400 sources de hautes énergies dans le ciel gamma
Un peu plus de quatre ans après son lancement, le satellite de l’Agence spatiale européenne (ESA) INTEGRAL continue sa moisson de résultats. Utilisant les données fournies par la caméra IBIS/ISGRI durant cette période, une équipe européenne dont des scientifiques du Service d’Astrophysique (SAp) du CEA-DAPNIA a pu dresser une véritable carte à haute énergie de la voûte céleste. Le catalogue de sources compte plus de 400 objets émettant entre 17 et 100 keV[1], aussi variés que des galaxies actives lointaines ou des couples d’étoiles de notre Galaxie. 25 % des objets n’ont pu être identifiés et leur nature reste inconnue. Cette population de sources pourrait constituer une classe d’objets entièrement nouvelle dévoilée par INTEGRAL. Le ciel gamma ne cesse de s’enrichir, sa diversité et complexité également. Ces résultats sont publiés dans la revue « The Astrophysical Journal« .

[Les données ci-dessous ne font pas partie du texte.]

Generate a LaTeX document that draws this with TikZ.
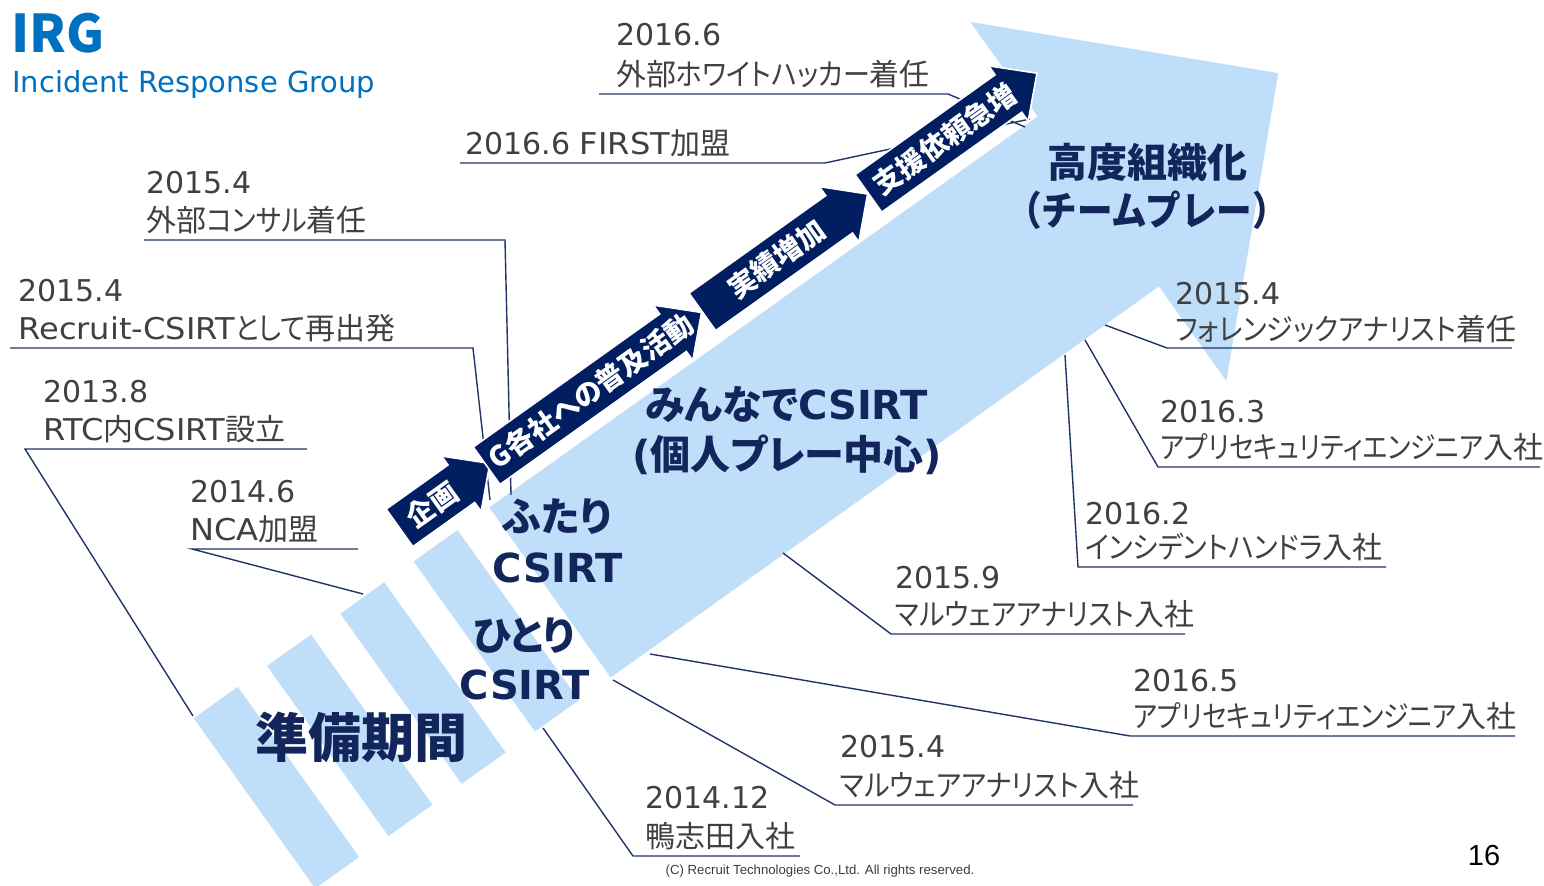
\documentclass[tikz,border=0pt]{standalone}
\usepackage{fontspec}
\setmainfont{DejaVu Sans}
\newfontfamily\jp[RawFeature=+palt]{Noto Sans CJK JP}
\newfontfamily\jk[RawFeature=+palt, FakeStretch=0.9]{Noto Sans CJK JP}
\newfontfamily\jkk[RawFeature=+palt, FakeStretch=0.86]{Noto Sans CJK JP}
\newfontfamily\jpplain{Noto Sans CJK JP}
\newfontfamily\jpc[FakeStretch=0.89]{Noto Sans CJK JP}
\newfontfamily\latw[FakeStretch=1.07]{DejaVu Sans}
\newfontfamily\ftr{Liberation Sans}
\definecolor{lblue}{RGB}{191,222,250}
\definecolor{navy}{RGB}{0,30,96}
\definecolor{bignavy}{RGB}{18,38,92}
\definecolor{linec}{RGB}{32,52,104}
\definecolor{lbl}{RGB}{64,64,64}
\definecolor{titleblue}{RGB}{0,112,192}
\definecolor{footc}{RGB}{60,60,60}
\begin{document}
\begin{tikzpicture}[x=0.5pt,y=-0.5pt,
  leader/.style={draw=linec, line width=0.7pt},
  lbltxt/.style={anchor=base west, inner sep=0pt, text=lbl, font=\fontsize{15}{18}\selectfont},
  bigtxt/.style={inner sep=0pt, text=bignavy, font=\fontsize{20}{24}\selectfont\bfseries},
  arrtxt/.style={inner sep=0pt, text=white, font=\fontsize{14}{16}\selectfont\bfseries\jp, rotate=35.5},
  darrow/.style={fill=navy, draw=white, line width=0.8pt, line join=miter}
]
\useasboundingbox (0,0) rectangle (1544,886);

% light blue shapes
\begin{scope}[shift={(550,592.5)}, rotate=35.5]
 \fill[lblue] (0,-104.5) -- (673.5,-104.5) -- (673.5,-220.5) -- (894.5,0) -- (673.5,220.5) -- (673.5,104.5) -- (0,104.5) -- cycle;
 \foreach \s in {0,1,2,3} {
   \fill[lblue] ({-93-90*\s},-104.5) -- ({-39-90*\s},-104.5) -- ({-39-90*\s},104.5) -- ({-93-90*\s},104.5) -- cycle;
 }
\end{scope}

% leader coordinates
\coordinate (l1a) at (599,94);  \coordinate (l1b) at (948,94);  \coordinate (l1c) at (1025,127);
\coordinate (l2a) at (460,163); \coordinate (l2b) at (825,163); \coordinate (l2c) at (1030,119);
\coordinate (l3a) at (144,240); \coordinate (l3b) at (505,240); \coordinate (l3c) at (511,495);
\coordinate (l4a) at (10,348);  \coordinate (l4b) at (473,348); \coordinate (l4c) at (490,500);
\coordinate (l5a) at (307,449); \coordinate (l5b) at (25,449);  \coordinate (l5c) at (193,716);
\coordinate (l6a) at (358,549); \coordinate (l6b) at (192,549); \coordinate (l6c) at (363,594);
\coordinate (r1a) at (1512,348); \coordinate (r1b) at (1167,348); \coordinate (r1c) at (1105,325);
\coordinate (r2a) at (1540,467); \coordinate (r2b) at (1158,467); \coordinate (r2c) at (1085,340);
\coordinate (r3a) at (1386,567); \coordinate (r3b) at (1078,567); \coordinate (r3c) at (1065,355);
\coordinate (r4a) at (1185,634); \coordinate (r4b) at (891,634);  \coordinate (r4c) at (783,553);
\coordinate (r5a) at (1515,736); \coordinate (r5b) at (1130,736); \coordinate (r5c) at (650,654);
\coordinate (r6a) at (1133,805); \coordinate (r6b) at (835,805);  \coordinate (r6c) at (613,680);
\coordinate (r7a) at (800,856);  \coordinate (r7b) at (633,856);  \coordinate (r7c) at (543,728);

\foreach \n in {l1,l2,l3,l4,l5,l6,r1,r2,r3,r4,r5,r6,r7} {
  \draw[leader] (\n a) -- (\n b) -- (\n c);
}

% dark arrows
\begin{scope}[shift={(550,592.5)}, rotate=35.5]
 \foreach \a/\t in {-85/26, 22/286, 287/490, 491/698} {
   \draw[darrow] (\a,-163) -- ({\t-35},-163) -- ({\t-35},-174) -- (\t,-140) -- ({\t-35},-106) -- ({\t-35},-117) -- (\a,-117) -- cycle;
 }
 \node[arrtxt] (a1) at (-45,-140) {企画};
 \node[arrtxt] (a2) at (150,-140) {G各社への普及活動};
 \node[arrtxt] (a3) at (378,-140) {実績増加};
 \node[arrtxt] (a4) at (585,-140) {支援依頼急増};
\end{scope}

% big texts
\node[bigtxt] (t1) at (1147,162) {\jp 高度組織化};
\node[bigtxt] (t2) at (1147,210) {\jpc （チームプレー）};
\node[bigtxt] (t3) at (787,405) {{\jp みんなで}CSIRT};
\node[bigtxt] (t4) at (787,455) {({\jp 個人プレー中心})};
\node[bigtxt] (t5) at (557,517) {\jp ふたり};
\node[bigtxt] (t6) at (558,568) {CSIRT};
\node[bigtxt] (t7) at (524,636) {\jp ひとり};
\node[bigtxt] (t8) at (525,685) {CSIRT};
\node[bigtxt, font=\fontsize{26.5}{30}\selectfont\bfseries] (t9) at (361,737) {\jp 準備期間};

% labels
\node[lbltxt] (d1) at (616,46) {2016.6};
\node[lbltxt] (e1) at (616,86) {\jp 外部{\jk ホワイトハッカー}着任};
\node[lbltxt] (e2) at (465,155) {2016.6 {\latw FIRST}{\jp 加盟}};
\node[lbltxt] (d3) at (146,194) {2015.4};
\node[lbltxt] (e3) at (146,232) {\jp 外部{\jk コンサル}着任};
\node[lbltxt] (d4) at (18,302) {2015.4};
\node[lbltxt] (e4) at (18,340) {{\latw Recruit-CSIRT}{\jk として}{\jp 再出発}};
\node[lbltxt] (d5) at (43,403) {2013.8};
\node[lbltxt] (e5) at (43,441) {{\latw RTC}{\jp 内}{\latw CSIRT}{\jp 設立}};
\node[lbltxt] (d6) at (190,503) {2014.6};
\node[lbltxt] (e6) at (190,541) {{\latw NCA}{\jp 加盟}};
\node[lbltxt] (d7) at (1175,305) {2015.4};
\node[lbltxt] (e7) at (1175,341) {\jp {\jk フォレンジックアナリスト}着任};
\node[lbltxt] (d8) at (1160,423) {2016.3};
\node[lbltxt] (e8) at (1160,459) {\jp {\jkk アプリセキュリティエンジニア}入社};
\node[lbltxt] (d9) at (1085,525) {2016.2};
\node[lbltxt] (e9) at (1085,559) {\jp {\jk インシデントハンドラ}入社};
\node[lbltxt] (d10) at (895,589) {2015.9};
\node[lbltxt] (e10) at (895,626) {\jp {\jk マルウェアアナリスト}入社};
\node[lbltxt] (d11) at (1133,692) {2016.5};
\node[lbltxt] (e11) at (1133,728) {\jp {\jkk アプリセキュリティエンジニア}入社};
\node[lbltxt] (d12) at (840,758) {2015.4};
\node[lbltxt] (e12) at (840,797) {\jp {\jk マルウェアアナリスト}入社};
\node[lbltxt] (d13) at (645,809) {2014.12};
\node[lbltxt] (e13) at (645,848) {\jp 鴨志田入社};

% title
\node[anchor=base west, inner sep=0pt, text=titleblue, font=\fontsize{26}{30}\selectfont\bfseries\jpplain] (irg) at (11,53) {IRG};
\node[anchor=base west, inner sep=0pt, text=titleblue, font=\fontsize{14.5}{16}\selectfont] (sub) at (12,93) {Incident Response Group};

% footer
\node[inner sep=0pt, text=footc, font=\fontsize{6.6}{8}\selectfont\ftr] (foot) at (820,871) {(C) Recruit Technologies Co.,Ltd. All rights reserved.};
\node[inner sep=0pt, font=\fontsize{14.5}{16}\selectfont\ftr] (pg) at (1484,856) {16};
\end{tikzpicture}
\end{document}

Cartographie de la voûte céleste
Le grand champ de vue de la caméra IBIS/ISGRI (19° par 19° soit près de 40 fois le diamètre du Soleil), sa très bonne sensibilité et son excellente capacité d’imagerie (très bonne finesse d’image) font de cet instrument un outil particulièrement adapté pour cartographier la voûte céleste. Durant les 3,5 premières années de la mission, la couverture du ciel atteint ainsi près de 70% du ciel avec une profondeur d’image inégalée dans cette bande d’énergie. Après une sélection judicieuse des pointés permettant de ne retenir que les données les plus « propres », les scientifiques ont ainsi pu utiliser plus de 40 millions de secondes d’observation cumulés. Ceci a permis de dresser des cartes du ciel dans différentes bandes d’énergie et de détecter des objets extrêmement faibles. Des pointés effectués sur des régions inexplorées jusqu’alors par INTEGRAL, loin du plan galactique, ont permis de découvrir de nombreux noyaux actifs de galaxies, galaxies dont le moteur énergétique est le trou noir hypermassif tapi en son centre. Au total 421 sources ont pu être extraites de ces observations et le catalogue fournit pour chacune sa localisation précise et son intensité. Ceci permet des croisements avec d’autres catalogues des objets célestes (en rayons X, optique, infrarouge, radio) et de mener à bien des observations à d’autres longueurs d’onde. Ces stratégies ont permis d’identifier 75% des objets détectées lors de ce sondage.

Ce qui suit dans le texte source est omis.